My mother in law's 2000 sentra with barely 26,000 miles! The engine has started shaking really really bad! Its throwing a code, she took it to autozone and the code stated something to do with the pistons? from my experience, when a car shakes in idle, it has to do with the sparks,dist,rotor,cables etc. We changed the sparkplugs, but it looks as if this car doesnt have the contemporary distributor or cables! the car runs ol when revved, but shakes when idling/coming to a stop. Any suggestions as to what can be the problem?

thanks~!!


----------



## slhaas (May 1, 2005)

ecrivera said:


> My mother in law's 2000 sentra with barely 26,000 miles! The engine has started shaking really really bad!
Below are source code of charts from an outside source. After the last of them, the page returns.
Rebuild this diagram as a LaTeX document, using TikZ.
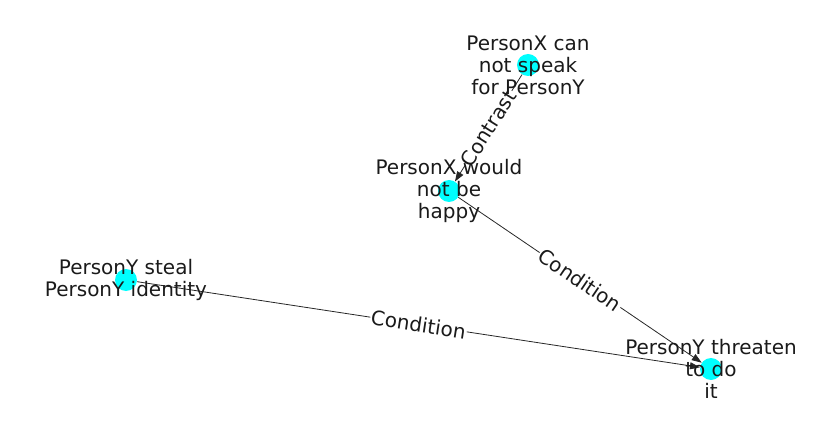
\documentclass[tikz,border=0pt]{standalone}
\usepackage{fontspec}
\setmainfont{DejaVu Sans}
\usetikzlibrary{arrows.meta}
\definecolor{nodecyan}{HTML}{00FFFF}
\definecolor{txt}{HTML}{1A1A1A}
\tikzset{
  dot/.style={circle, fill=nodecyan, draw=none, minimum size=22pt, inner sep=0pt},
  lbl/.style={align=center, text=txt, font=\fontsize{20}{22}\selectfont, inner sep=0pt},
  edge/.style={draw=black!85, line width=0.8pt, -{Triangle[length=10pt,width=7pt]}},
  elbl/.style={fill=white, text=txt, font=\fontsize{20}{22}\selectfont, inner sep=1pt, sloped}
}
\begin{document}
\begin{tikzpicture}[x=1pt,y=1pt]
\useasboundingbox (0,0) rectangle (837,434);
\node[dot] (a) at (528,369) {};
\node[dot] (b) at (449,243) {};
\node[dot] (c) at (126,154) {};
\node[dot] (d) at (711,65) {};
\draw[edge] (a) -- node[elbl] {Contrast} (b);
\draw[edge] (b) -- node[elbl] {Condition} (d);
\draw[edge] (c) -- node[elbl] {Condition} (d);
\node[lbl] (ta) at (a) {PersonX can\\not speak\\for PersonY};
\node[lbl] (tb) at (b) {PersonX would\\not be\\happy};
\node[lbl] (tc) at (c) {PersonY steal\\PersonY identity};
\node[lbl] (td) at (d) {PersonY threaten\\to do\\it};
\end{tikzpicture}
\end{document}
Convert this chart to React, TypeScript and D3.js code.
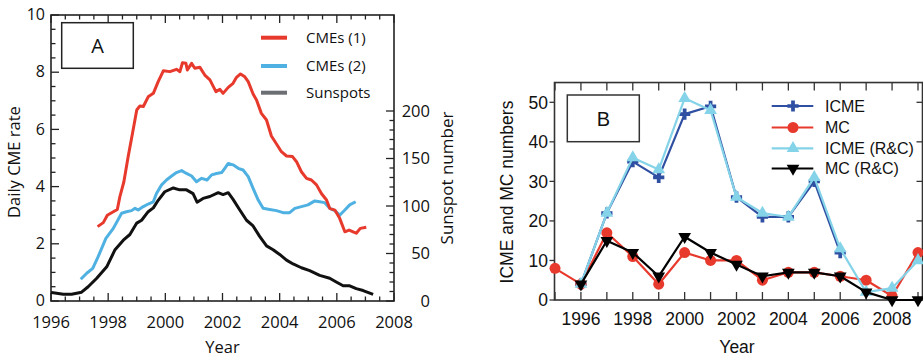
import React from "react";
import * as d3 from "d3";

// ---------- Panel A data ----------
const cme1Years = [1997.63, 1997.83, 1997.97, 1998.18, 1998.32, 1998.41, 1998.55, 1998.7, 1998.85, 1999.0, 1999.11, 1999.23, 1999.4, 1999.58, 1999.75, 1999.93, 2000.16, 2000.39, 2000.51, 2000.6, 2000.72, 2000.77, 2000.92, 2001.03, 2001.21, 2001.38, 2001.56, 2001.77, 2001.91, 2002.02, 2002.2, 2002.37, 2002.49, 2002.63, 2002.78, 2002.9, 2003.07, 2003.19, 2003.36, 2003.54, 2003.71, 2003.89, 2004.06, 2004.24, 2004.45, 2004.59, 2004.76, 2004.94, 2005.11, 2005.29, 2005.46, 2005.64, 2005.75, 2005.93, 2006.1, 2006.28, 2006.43, 2006.57, 2006.68, 2006.82, 2007.03];
const cme1Rate = [2.6, 2.74, 3.0, 3.12, 3.2, 3.65, 4.17, 5.05, 5.86, 6.68, 6.82, 6.8, 7.14, 7.26, 7.67, 8.05, 8.02, 8.1, 8.02, 8.33, 8.31, 8.08, 8.31, 8.14, 8.17, 7.9, 7.73, 7.32, 7.4, 7.26, 7.47, 7.61, 7.82, 7.94, 7.84, 7.67, 7.24, 7.03, 6.56, 6.33, 5.77, 5.49, 5.22, 5.07, 5.05, 4.87, 4.52, 4.29, 4.23, 4.06, 3.76, 3.53, 3.24, 3.18, 2.89, 2.42, 2.48, 2.42, 2.37, 2.54, 2.58];

const cme2Years = [1997.04, 1997.25, 1997.46, 1997.65, 1997.92, 1998.18, 1998.47, 1998.64, 1998.82, 1998.94, 1999.05, 1999.23, 1999.4, 1999.58, 1999.69, 1999.87, 2000.04, 2000.22, 2000.39, 2000.57, 2000.74, 2000.92, 2001.09, 2001.27, 2001.46, 2001.62, 2001.79, 2001.97, 2002.08, 2002.2, 2002.37, 2002.55, 2002.72, 2002.9, 2003.07, 2003.25, 2003.42, 2003.65, 2003.89, 2004.12, 2004.35, 2004.53, 2004.76, 2004.99, 2005.23, 2005.4, 2005.57, 2005.75, 2005.93, 2006.1, 2006.28, 2006.45, 2006.66];
const cme2Rate = [0.76, 0.97, 1.14, 1.55, 2.19, 2.54, 3.07, 3.12, 3.16, 3.24, 3.18, 3.3, 3.39, 3.47, 3.76, 4.06, 4.23, 4.37, 4.49, 4.56, 4.46, 4.37, 4.17, 4.29, 4.23, 4.41, 4.46, 4.49, 4.64, 4.81, 4.76, 4.64, 4.58, 4.35, 3.94, 3.53, 3.24, 3.2, 3.16, 3.09, 3.09, 3.24, 3.3, 3.36, 3.5, 3.47, 3.44, 3.24, 3.16, 3.0, 3.18, 3.36, 3.47];

const sunYears = [1996.0, 1996.08, 1996.43, 1996.72, 1997.07, 1997.3, 1997.6, 1997.95, 1998.24, 1998.53, 1998.76, 1999.0, 1999.17, 1999.4, 1999.58, 1999.75, 1999.98, 2000.28, 2000.5, 2000.74, 2000.97, 2001.11, 2001.32, 2001.56, 2001.85, 2002.02, 2002.2, 2002.37, 2002.6, 2002.84, 2003.07, 2003.3, 2003.54, 2003.77, 2004.0, 2004.24, 2004.47, 2004.76, 2005.05, 2005.4, 2005.75, 2005.98, 2006.22, 2006.45, 2006.68, 2006.92, 2007.27];
const sunNumber = [9, 8.7, 7.2, 7.2, 9.3, 15, 24, 36, 54, 64, 70, 82, 85, 94, 98, 106, 115, 119, 117, 117, 113, 104, 108, 110, 114, 112, 114, 107, 96, 85, 79, 68, 58, 54, 49, 43, 39, 35, 32, 27, 24, 20, 16, 16, 13, 11, 7];

const legendA = ["CMEs (1)", "CMEs (2)", "Sunspots"];
const xTickLabelsA = [1996, 1998, 2000, 2002, 2004, 2006, 2008];
const yTickLabelsA = [0, 2, 4, 6, 8, 10];
const sunTickLabels = [0, 50, 100, 150, 200];

// ---------- Panel B data ----------
const yearsB = [1995, 1996, 1997, 1998, 1999, 2000, 2001, 2002, 2003, 2004, 2005, 2006, 2007, 2008, 2009];
const icme = [null, 4, 22, 35, 31, 47, 49, 26, 21, 21, 30, 12, null, null, null];
const mc = [8, 4, 17, 11, 4, 12, 10, 10, 5, 7, 7, 6, 5, 1, 12];
const icmeRC = [null, 4, 22, 36, 33, 51, 48, 26, 22, 21, 31, 13, 2, 3, 10];
const mcRC = [null, 4, 15, 12, 6, 16, 12, 9, 6, 7, 7, 6, 2, 0, 0];
const legendB = ["ICME", "MC", "ICME (R&C)", "MC (R&C)"];
const xTickLabelsB = [1996, 1998, 2000, 2002, 2004, 2006, 2008];
const yTickLabelsB = [0, 10, 20, 30, 40, 50];

const RED = "#e8392d";
const LBLUE = "#4eb1e2";
const DBLUE = "#2f4fa2";
const CYAN = "#84d3e8";

const fontA = "'Open Sans', sans-serif";
const fontB = "'Liberation Sans', Arial, sans-serif";

function PanelA() {
  const x = d3.scaleLinear().domain([1996, 2008]).range([51, 394]);
  const y = d3.scaleLinear().domain([0, 10]).range([301, 15]);
  const ys = d3.scaleLinear().domain([0, 200]).range([301, 111]);
  const [x0, x1] = x.range();
  const [yb, yt] = y.range();

  const lineY = (xs: number[], vs: number[]) =>
    d3.line<number>().x((_, i) => x(xs[i])).y((v) => y(v)).curve(d3.curveLinear)(vs) || "";
  const lineS = d3.line<number>().x((_, i) => x(sunYears[i])).y((v) => ys(v))(sunNumber) || "";

  const xt = d3.range(1996, 2008.01, 0.5);
  const yTicks = d3.range(0, 10.01, 0.5);
  const sTicks = d3.range(0, 200.01, 10);

  return (
    <g fontFamily={fontA}>
      {xt.map((t) => {
        const major = Math.abs((t - 1996) % 2) < 1e-6;
        const L = major ? 8 : 4.5;
        return (
          <g key={"xt" + t} stroke="#222" strokeWidth={1.3}>
            <line x1={x(t)} x2={x(t)} y1={yb} y2={yb - L} />
            <line x1={x(t)} x2={x(t)} y1={yt} y2={yt + L} />
          </g>
        );
      })}
      {yTicks.map((t) => {
        const major = Math.abs(t % 2) < 1e-6;
        const L = major ? 8 : 4.5;
        return <line key={"yt" + t} x1={x0} x2={x0 + L} y1={y(t)} y2={y(t)} stroke="#222" strokeWidth={1.3} />;
      })}
      {sTicks.map((t) => {
        const major = Math.abs(t % 50) < 1e-6;
        const L = major ? 8 : 4.5;
        return <line key={"st" + t} x1={x1} x2={x1 - L} y1={ys(t)} y2={ys(t)} stroke="#222" strokeWidth={1.3} />;
      })}
      <rect x={x0} y={yt} width={x1 - x0} height={yb - yt} fill="none" stroke="#222" strokeWidth={1.6} />

      {xTickLabelsA.map((t) => (
        <text key={"xl" + t} x={x(t)} y={328} textAnchor="middle" fontSize={16.5} fill="#111">{t}</text>
      ))}
      {yTickLabelsA.map((t) => (
        <text key={"yl" + t} x={45} y={y(t) - 0.5} dy="0.36em" textAnchor="end" fontSize={16} fill="#111">{t}</text>
      ))}
      {sunTickLabels.map((t) => (
        <text key={"sl" + t} x={430} y={ys(t)} dy="0.36em" textAnchor="end" fontSize={16.5} fill="#111">{t}</text>
      ))}
      <text x={(x0 + x1) / 2} y={353} textAnchor="middle" fontSize={16.5} fill="#111">Year</text>
      <text transform={`translate(19.5,162) rotate(-90)`} textAnchor="middle" fontSize={16.5} fill="#111">Daily CME rate</text>
      <text transform={`translate(453,178) rotate(-90)`} textAnchor="middle" fontSize={17} fill="#111">Sunspot number</text>

      <path d={lineS} fill="none" stroke="#111" strokeWidth={3} strokeLinejoin="round" />
      <path d={lineY(cme2Years, cme2Rate)} fill="none" stroke={LBLUE} strokeWidth={3} strokeLinejoin="round" />
      <path d={lineY(cme1Years, cme1Rate)} fill="none" stroke={RED} strokeWidth={3} strokeLinejoin="round" />

      <rect x={61.7} y={22.7} width={71.6} height={45.6} fill="#fff" stroke="#222" strokeWidth={1.5} />
      <text x={97.5} y={45.5} dy="0.36em" textAnchor="middle" fontSize={20} fill="#111">A</text>

      {legendA.map((name, i) => {
        const ly = [37.7, 66, 92.7][i];
        const col = [RED, LBLUE, "#6b6e72"][i];
        return (
          <g key={name}>
            <line x1={261} x2={287} y1={ly} y2={ly} stroke={col} strokeWidth={4} />
            <text x={306} y={ly} dy="0.36em" fontSize={15} fill="#111">{name}</text>
          </g>
        );
      })}
    </g>
  );
}

function PanelB() {
  const x = d3.scaleLinear().domain([1995, 2009]).range([555, 918]);
  const y = d3.scaleLinear().domain([0, 50]).range([300, 102.3]);
  const xL = 554.5;
  const xR = 922.5;
  const yB = y(0);
  const yT = y(55);

  const mkLine = (vals: (number | null)[]) =>
    d3
      .line<number | null>()
      .defined((v) => v !== null)
      .x((_, i) => x(yearsB[i]))
      .y((v) => y(v as number))(vals) || "";

  const cross = d3.symbol().type(d3.symbolCross).size(70)() || "";
  const tri = d3.symbol().type(d3.symbolTriangle).size(70)() || "";
  const circ = d3.symbol().type(d3.symbolCircle).size(95)() || "";

  const series = [
    { vals: icme, color: DBLUE, shape: cross, rot: 0 },
    { vals: mc, color: RED, shape: circ, rot: 0 },
    { vals: icmeRC, color: CYAN, shape: tri, rot: 0 },
    { vals: mcRC, color: "#000", shape: tri, rot: 180 },
  ];

  const yTicks = d3.range(0, 51, 10);

  return (
    <g fontFamily={fontB}>
      {yearsB.map((t) => (
        <g key={"bt" + t} stroke="#333" strokeWidth={1.3}>
          <line x1={x(t)} x2={x(t)} y1={yB} y2={yB - 8} />
          <line x1={x(t)} x2={x(t)} y1={yT} y2={yT + 8} />
        </g>
      ))}
      {yTicks.map((t) => (
        <g key={"byt" + t} stroke="#333" strokeWidth={1.3}>
          <line x1={xL} x2={xL - 5} y1={y(t)} y2={y(t)} />
          <line x1={xR} x2={xR - 6} y1={y(t)} y2={y(t)} />
        </g>
      ))}
      <rect x={xL} y={yT} width={xR - xL} height={yB - yT} fill="none" stroke="#333" strokeWidth={1.6} />

      {xTickLabelsB.map((t) => (
        <text key={"bxl" + t} x={x(t)} y={325} textAnchor="middle" fontSize={17.5} fill="#111">{t}</text>
      ))}
      {yTickLabelsB.map((t) => (
        <text key={"byl" + t} x={548} y={y(t)} dy="0.36em" textAnchor="end" fontSize={17.5} fill="#111">{t}</text>
      ))}
      <text x={737} y={353} textAnchor="middle" fontSize={17.5} fill="#111">Year</text>
      <text transform={`translate(513,192) rotate(-90)`} textAnchor="middle" fontSize={17.5} fill="#111">ICME and MC numbers</text>

      {series.map((s, si) => (
        <g key={"s" + si}>
          <path d={mkLine(s.vals)} fill="none" stroke={s.color} strokeWidth={2.2} strokeLinejoin="round" />
          {s.vals.map((v, i) =>
            v === null ? null : (
              <path key={i} d={s.shape} fill={s.color} transform={`translate(${x(yearsB[i])},${y(v)}) rotate(${s.rot})`} />
            )
          )}
        </g>
      ))}

      <rect x={567.3} y={95} width={72} height={46.7} fill="#fff" stroke="#333" strokeWidth={1.5} />
      <text x={603.3} y={118.3} dy="0.36em" textAnchor="middle" fontSize={20} fill="#111">B</text>

      {legendB.map((name, i) => {
        const ly = [106, 127.5, 148.3, 168.5][i];
        const s = series[i];
        return (
          <g key={name}>
            <line x1={771.7} x2={813.3} y1={ly} y2={ly} stroke={s.color} strokeWidth={2.2} />
            <path d={s.shape} fill={s.color} transform={`translate(793,${ly}) rotate(${s.rot})`} />
            <text x={825} y={ly} dy="0.36em" fontSize={16} fill="#111">{name}</text>
          </g>
        );
      })}
    </g>
  );
}

export default function App() {
  return (
    <svg
      width={923}
      height={358}
      viewBox="0 0 923 358"
      style={{ position: "absolute", left: 0, top: 0, background: "#fff", display: "block" }}
    >
      <rect width={923} height={358} fill="#fff" />
      <PanelA />
      <PanelB />
    </svg>
  );
}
Its throwing a code, she took it to autozone and the code stated something to do with the pistons? from my experience, when a car shakes in idle, it has to do with the sparks,dist,rotor,cables etc. We changed the sparkplugs, but it looks as if this car doesnt have the contemporary distributor or cables! the car runs ol when revved, but shakes when idling/coming to a stop. Any suggestions as to what can be the problem?
> 
> thanks~!!


Well I'd investigate that code more. Could be an electrical problem that is seemingly going away at higher RPM because of the increased flow of electricity. I'd check to make sure the plugs arent getting wet at the connection (say with a leaky valve cover gasket), check the wires themselves, the alternator could be going bad, check the voltage regulator, any number of small electrical components, air filter, fuel filter, etc.


----------